WORK REQUIRED ::
Starting with the first line of the data below, copy each line up to and including the one containing "const leftLeader = [[4.39, 11.86], [8.26, 15.5]];". Pictures stay out.
____
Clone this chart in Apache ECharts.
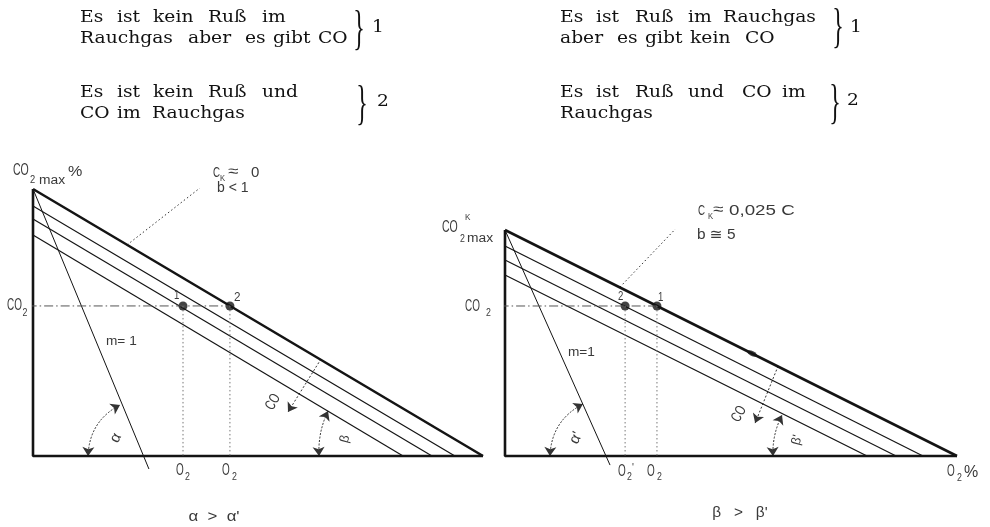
<!DOCTYPE html>
<html>
<head>
<meta charset="utf-8">
<script src="https://cdn.jsdelivr.net/npm/echarts@6/dist/echarts.min.js"></script>
<style>
  html, body { margin: 0; padding: 0; background: #fff; }
  #chart { width: 990px; height: 527px; }
</style>
</head>
<body>
<div id="chart"></div>
<script>
// ---------------- data ----------------
// Left panel: flue gas without soot (C_K ≈ 0, b < 1)
const leftCO2max = 15;                          // CO2max %
const leftO2max = 21;                           // O2 % where CO2 = 0
const leftCOLineCO2 = [14.04, 13.31, 12.42];    // CO2 intercepts of the CO lines
const leftCOLineO2 = [19.69, 18.62, 17.27];     // O2 intercepts of the CO lines
const leftCO2 = 8.43;                           // measured CO2
const leftPointO2 = [7.0, 9.19];                // O2 of point 1 and point 2
const leftM1 = [[0, 15], [5.41, -0.73]];        // line m = 1
const leftAlphaArc = [[2.57, 0], [4.06, 2.87]];
const leftBetaArc = [[13.35, 0], [13.77, 2.53]];
const leftCOArrow = [[13.44, 5.45], [11.9, 2.47]];
const leftLeader = [[4.39, 11.86], [8.26, 15.5]];

// Right panel: flue gas with soot (C_K ≈ 0,025 C, b ≅ 5)
const rightCO2max = 12.7;                       // CO2max^K %
const rightO2max = 21;
const rightCOLineCO2 = [11.8, 11.01, 10.17];
const rightCOLineO2 = [19.42, 18.17, 16.82];
const rightCO2 = 8.43;
const rightPointO2 = [7.06, 5.58];              // O2 of point 1 and point 2
const rightM1 = [[0, 12.7], [4.88, -0.51]];
const rightAlphaArc = [[2.09, 0], [3.62, 2.92]];
const rightBetaArc = [[12.45, 0], [12.87, 2.30]];
const rightCOArrow = [[12.69, 5.06], [11.62, 1.85]];
const rightLeader = [[5.34, 9.49], [8.74, 13.8]];
const rightMarker = [11.48, 5.76];

// Heading text
const headLeft = [
  ['Es ist kein Ruß im', 'Rauchgas aber es gibt CO'],
  ['Es ist kein Ruß und', 'CO im Rauchgas']
];
const headRight = [
  ['Es ist Ruß im Rauchgas', 'aber es gibt kein CO'],
  ['Es ist Ruß und CO im', 'Rauchgas']
];
const headNumbers = ['1', '2'];

// ---------------- styles ----------------
const INK = '#141414';
const GREY = '#555';
const LABEL = '#3a3a3a';
const SANS = '"Liberation Sans", "DejaVu Sans", sans-serif';
const SERIF = '"DejaVu Serif", "Liberation Serif", serif';

function line(gi, pts, width, extra) {
  return Object.assign({
    type: 'line', xAxisIndex: gi, yAxisIndex: gi, data: pts,
    showSymbol: false, symbol: 'none', clip: false, silent: true,
    lineStyle: { color: INK, width: width }
  }, extra || {});
}

function arrowLines(gi, pairs, curveness, symbols, dash) {
  return {
    type: 'lines', coordinateSystem: 'cartesian2d', xAxisIndex: gi, yAxisIndex: gi,
    silent: true, symbol: symbols, symbolSize: 9,
    data: pairs.map(p => ({ coords: p })),
    lineStyle: { color: '#333', width: 1, type: dash, curveness: curveness, opacity: 1 },
    itemStyle: { color: '#111' }
  };
}

function panel(gi, co2max, o2max, coCO2, coO2, co2, pointsO2, m1, alphaArc, betaArc, coArrow, leader) {
  const s = [];
  // axes of the diagram
  s.push(line(gi, [[0, co2max], [0, 0], [o2max, 0]], 2.6));
  // CO2max line (no CO)
  s.push(line(gi, [[0, co2max], [o2max, 0]], 2.6));
  // lines of constant CO
  coCO2.forEach((c, i) => s.push(line(gi, [[0, c], [coO2[i], 0]], 1.2)));
  // m = 1
  s.push(line(gi, m1, 1.0));
  // measured CO2 level
  const farO2 = Math.max.apply(null, pointsO2);
  s.push(line(gi, [[-0.25, co2], [farO2, co2]], 1, {
    lineStyle: { color: GREY, width: 1, type: [9, 3, 1.5, 3] }
  }));
  // projections onto the O2 axis
  pointsO2.forEach(o => s.push(line(gi, [[o, co2], [o, 0]], 1, {
    lineStyle: { color: '#777', width: 1, type: [1.5, 2.5] }
  })));
  // the two operating points
  s.push({
    type: 'scatter', xAxisIndex: gi, yAxisIndex: gi, silent: true,
    symbol: 'circle', symbolSize: 9, itemStyle: { color: INK },
    data: pointsO2.map(o => [o, co2])
  });
  // angle arcs with arrows
  s.push(arrowLines(gi, [alphaArc], 0.29, ['arrow', 'arrow'], [2, 1.5]));
  s.push(arrowLines(gi, [betaArc], 0.13, ['arrow', 'arrow'], [2, 1.5]));
  // CO direction
  s.push(arrowLines(gi, [coArrow], 0, ['none', 'arrow'], [2, 2]));
  // leader to the CO2max line annotation
  s.push(arrowLines(gi, [leader], 0, ['none', 'none'], [1.5, 2.5]));
  return s;
}

const series = []
  .concat(panel(0, leftCO2max, leftO2max, leftCOLineCO2, leftCOLineO2, leftCO2, leftPointO2,
    leftM1, leftAlphaArc, leftBetaArc, leftCOArrow, leftLeader))
  .concat(panel(1, rightCO2max, rightO2max, rightCOLineCO2, rightCOLineO2, rightCO2, rightPointO2,
    rightM1, rightAlphaArc, rightBetaArc, rightCOArrow, rightLeader));

// marker on the CO2max^K line
series.push({
  type: 'scatter', xAxisIndex: 1, yAxisIndex: 1, silent: true,
  symbol: 'circle', symbolSize: [11, 5], symbolRotate: -26.6,
  itemStyle: { color: INK }, data: [rightMarker]
});

// ---------------- text ----------------
function T(text, x, y, size, sx, rot, align, family, fill) {
  return {
    type: 'text', x: x, y: y, scaleX: sx || 1, rotation: (rot || 0) * Math.PI / 180,
    silent: true, z: 10,
    style: {
      text: text, fontSize: size, fontFamily: family || SANS, fill: fill || LABEL,
      align: align || 'left', verticalAlign: 'middle'
    }
  };
}

const graphic = [];

// heading: each line is laid out word by word
const headWordX = {
  L: [[[80, 117, 153, 208, 262], [80, 188, 245, 273, 318]],
      [[80, 117, 153, 208, 262], [80, 117, 152]]],
  R: [[[560, 596, 635, 688, 723], [560, 617, 645, 690, 745]],
      [[560, 596, 635, 688, 742, 782], [560]]]
};
const headLineY = [[17.5, 38.5], [92.5, 113.5]];
function heading(blocks, xs) {
  blocks.forEach((blk, b) => blk.forEach((ln, l) => {
    ln.split(' ').forEach((w, k) => {
      graphic.push(T(w, xs[b][l][k], headLineY[b][l], 17, 1.1, 0, 'left', SERIF, '#111'));
    });
  }));
}
heading(headLeft, headWordX.L);
heading(headRight, headWordX.R);

// braces and their numbers
[[359, 31, 372, 28], [362, 106, 377, 102]].forEach((p, i) => {
  graphic.push(T('}', p[0], p[1], 48, 0.5, 0, 'center', '"Liberation Serif", serif', '#111'));
  graphic.push(T(headNumbers[i], p[2], p[3], 17, 1.1, 0, 'left', SERIF, '#111'));
});
[[838, 29, 850, 28], [835, 105, 847, 101]].forEach((p, i) => {
  graphic.push(T('}', p[0], p[1], 48, 0.5, 0, 'center', '"Liberation Serif", serif', '#111'));
  graphic.push(T(headNumbers[i], p[2], p[3], 17, 1.1, 0, 'left', SERIF, '#111'));
});

// left diagram labels
graphic.push(
  T('CO', 13, 170.5, 17, 0.62), T('2', 30, 180, 11, 0.85), T('max', 39, 181, 12, 1.15),
  T('%', 68, 172, 14, 1.15),
  T('CO', 7, 306, 16, 0.62), T('2', 22.5, 312.5, 11, 0.8),
  T('C', 213, 172.5, 15, 0.65), T('K', 220, 179, 9, 0.85), T('≈', 228, 171.5, 15, 1.25),
  T('0', 251, 172.5, 15, 1.0),
  T('b < 1', 217, 188.5, 14, 1.0),
  T('1', 174, 296, 12, 0.8), T('2', 234, 297.5, 13, 0.9),
  T('m= 1', 106, 341, 13, 1.05),
  T('α', 116, 438, 15, 1, 62, 'center'),
  T('O', 176, 471, 16, 0.62), T('2', 185, 477, 11, 0.8),
  T('O', 222, 471, 16, 0.62), T('2', 232, 477, 11, 0.8),
  T('CO', 273, 402, 15, 0.7, 60, 'center'),
  T('β', 345, 439, 13, 1, 75, 'center'),
  T('α  >  α\'', 214, 517, 14, 1.2, 0, 'center')
);

// right diagram labels
graphic.push(
  T('CO', 442, 227.5, 17, 0.62), T('K', 465, 218, 9, 0.9), T('2', 460, 239, 11, 0.8),
  T('max', 467, 239, 12, 1.15),
  T('CO', 465, 306.5, 16, 0.62), T('2', 486, 313, 11, 0.8),
  T('C', 698, 211, 15, 0.65), T('K', 708, 216.5, 9, 0.85), T('≈', 713, 210, 15, 1.25),
  T('0,025 C', 729, 211, 15, 1.25),
  T('b ≅ 5', 697, 235, 14, 1.1),
  T('2', 618, 297, 12, 0.8), T('1', 658, 297.5, 12, 0.8),
  T('m=1', 568, 352, 13, 1.05),
  T('α\'', 576, 438, 15, 1, 62, 'center'),
  T('O', 618, 471.5, 16, 0.62), T('2', 627, 477, 11, 0.8), T('\'', 632, 468, 10, 1),
  T('O', 647, 471.5, 16, 0.62), T('2', 657, 477, 11, 0.8),
  T('CO', 739, 414, 15, 0.7, 60, 'center'),
  T('β\'', 797, 440, 13, 1, 75, 'center'),
  T('O', 947, 471.5, 16, 0.62), T('2', 957, 477.5, 11, 0.8), T('%', 964, 472.5, 16, 1),
  T('β   >   β\'', 740, 513, 14, 1.1, 0, 'center')
);

// ---------------- chart ----------------
const chart = echarts.init(document.getElementById('chart'), null, { renderer: 'canvas' });
chart.setOption({
  animation: false,
  backgroundColor: '#fff',
  grid: [
    { left: 33, top: 189, width: 450, height: 267 },
    { left: 505, top: 230, width: 452, height: 226 }
  ],
  xAxis: [
    { gridIndex: 0, type: 'value', min: 0, max: leftO2max, show: false },
    { gridIndex: 1, type: 'value', min: 0, max: rightO2max, show: false }
  ],
  yAxis: [
    { gridIndex: 0, type: 'value', min: 0, max: leftCO2max, show: false },
    { gridIndex: 1, type: 'value', min: 0, max: rightCO2max, show: false }
  ],
  series: series,
  graphic: graphic
});
</script>
</body>
</html>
____
CORRECT OUTPUT ::
Clone this chart in Apache ECharts.
<!DOCTYPE html>
<html>
<head>
<meta charset="utf-8">
<script src="https://cdn.jsdelivr.net/npm/echarts@6/dist/echarts.min.js"></script>
<style>
  html, body { margin: 0; padding: 0; background: #fff; }
  #chart { width: 990px; height: 527px; }
</style>
</head>
<body>
<div id="chart"></div>
<script>
// ---------------- data ----------------
// Left panel: flue gas without soot (C_K ≈ 0, b < 1)
const leftCO2max = 15;                          // CO2max %
const leftO2max = 21;                           // O2 % where CO2 = 0
const leftCOLineCO2 = [14.04, 13.31, 12.42];    // CO2 intercepts of the CO lines
const leftCOLineO2 = [19.69, 18.62, 17.27];     // O2 intercepts of the CO lines
const leftCO2 = 8.43;                           // measured CO2
const leftPointO2 = [7.0, 9.19];                // O2 of point 1 and point 2
const leftM1 = [[0, 15], [5.41, -0.73]];        // line m = 1
const leftAlphaArc = [[2.57, 0], [4.06, 2.87]];
const leftBetaArc = [[13.35, 0], [13.77, 2.53]];
const leftCOArrow = [[13.44, 5.45], [11.9, 2.47]];
const leftLeader = [[4.39, 11.86], [8.26, 15.5]];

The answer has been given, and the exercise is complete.